By January 2016, White House press secretary Josh Earnest said that Obama still supported a ban, but Congress wouldn’t budge on the issue. Obama announced further actions that month, amid more tears for victims.
That round of executive actions included further augmenting licensing requirements and background checks, funding more federal agents, tracing guns found during investigations to determine trafficking patterns, and guiding U.S. attorneys to go after felons looking to buy guns or people lying in order to pass background checks. The Justice Department also boosted funding for background check records, especially mental health records.
After those directives, he announced in April a focus on researching and promoting smart gun technology, which requires firearms to be keyed to specific users in order to work. He also announced the Social Security Administration was working to add mental health records to background checks.

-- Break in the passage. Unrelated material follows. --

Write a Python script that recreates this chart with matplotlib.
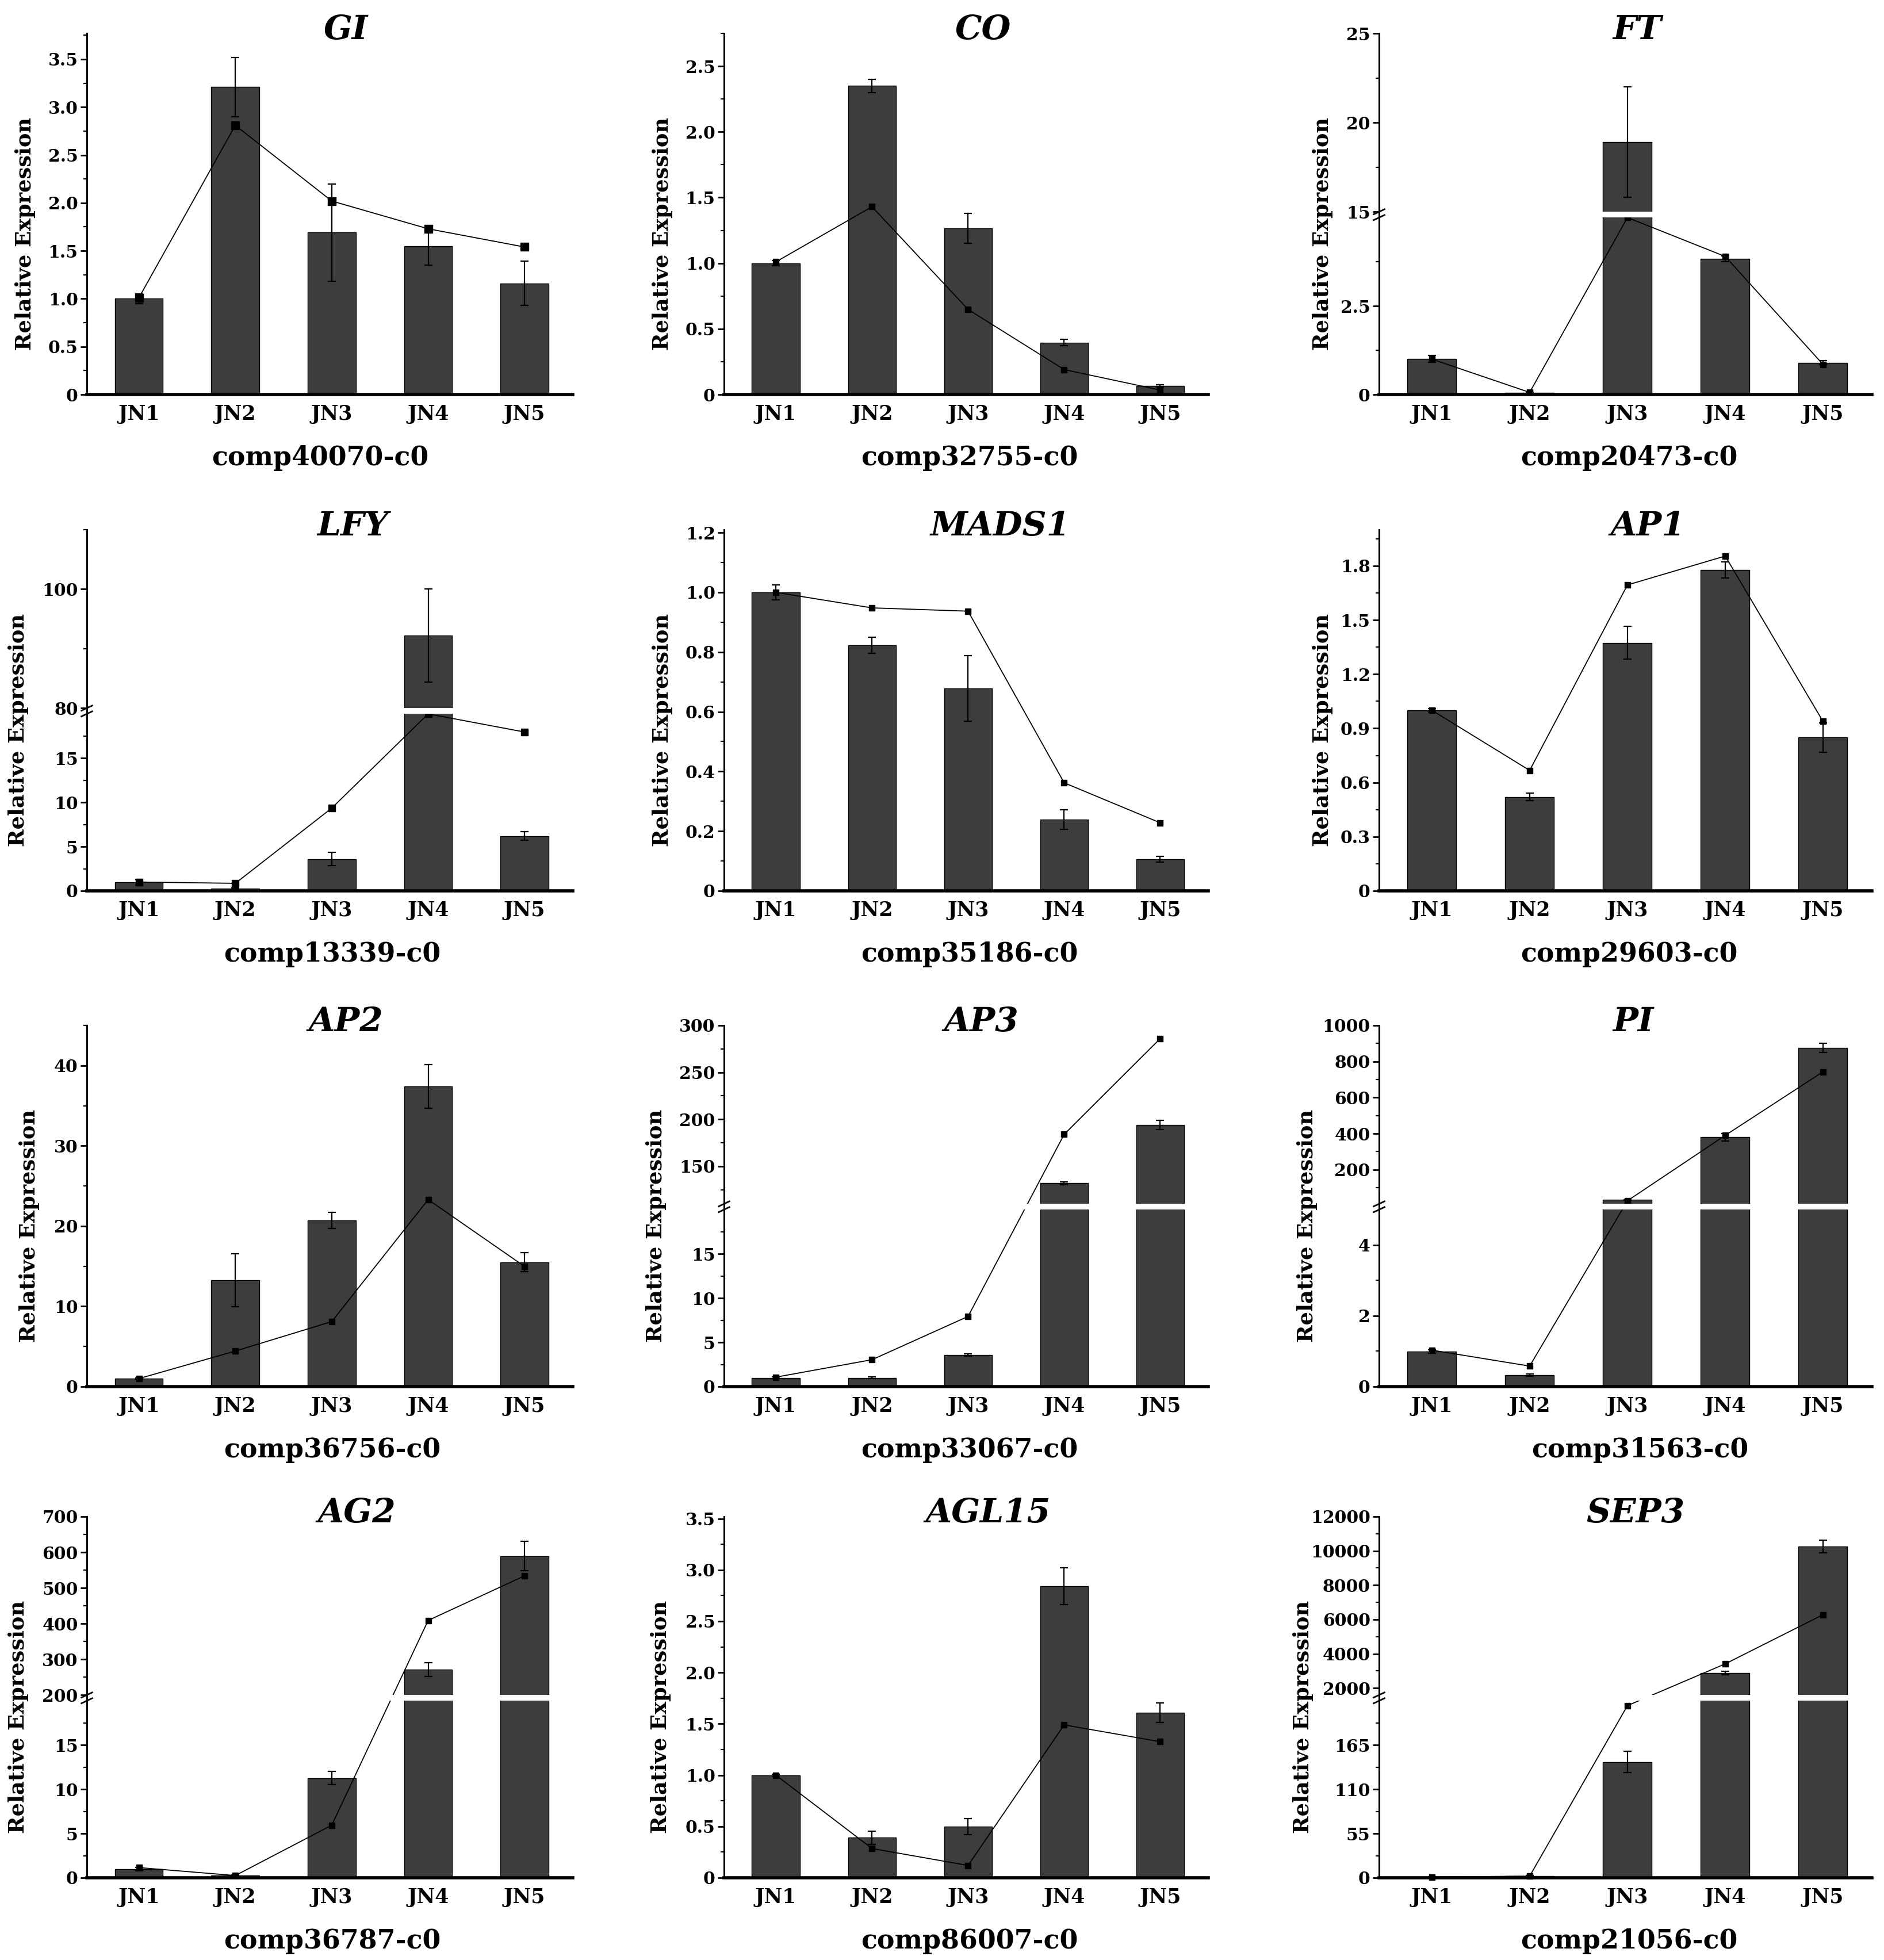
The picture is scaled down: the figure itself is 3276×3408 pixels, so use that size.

Most of Obama’s actions didn’t require direct action from Congress, which debated annually how to fund federal law enforcement agencies and had waffled on cash for a 2007 law to improve background checks.
Instead, Obama focused more on making and keeping gun control issues a topic of conversation for agencies and lawmakers, according to Christian Heyne, legislative director at the Coalition to Stop Gun Violence.
"There were some really smart ways for an administration to do what it could without new gun laws," Heyne said. "The president really used the bully pulpit as best he could with a Congress stuck in unprecedented gridlock."
Whether any of Obama’s actions remain in place is up to the next president, Republican Donald Trump.
"Obama's executive actions on guns are likely to be reversed quickly," Winkler said. "The NRA has close ties to Trump and the organization is eager to reverse Obama's reforms."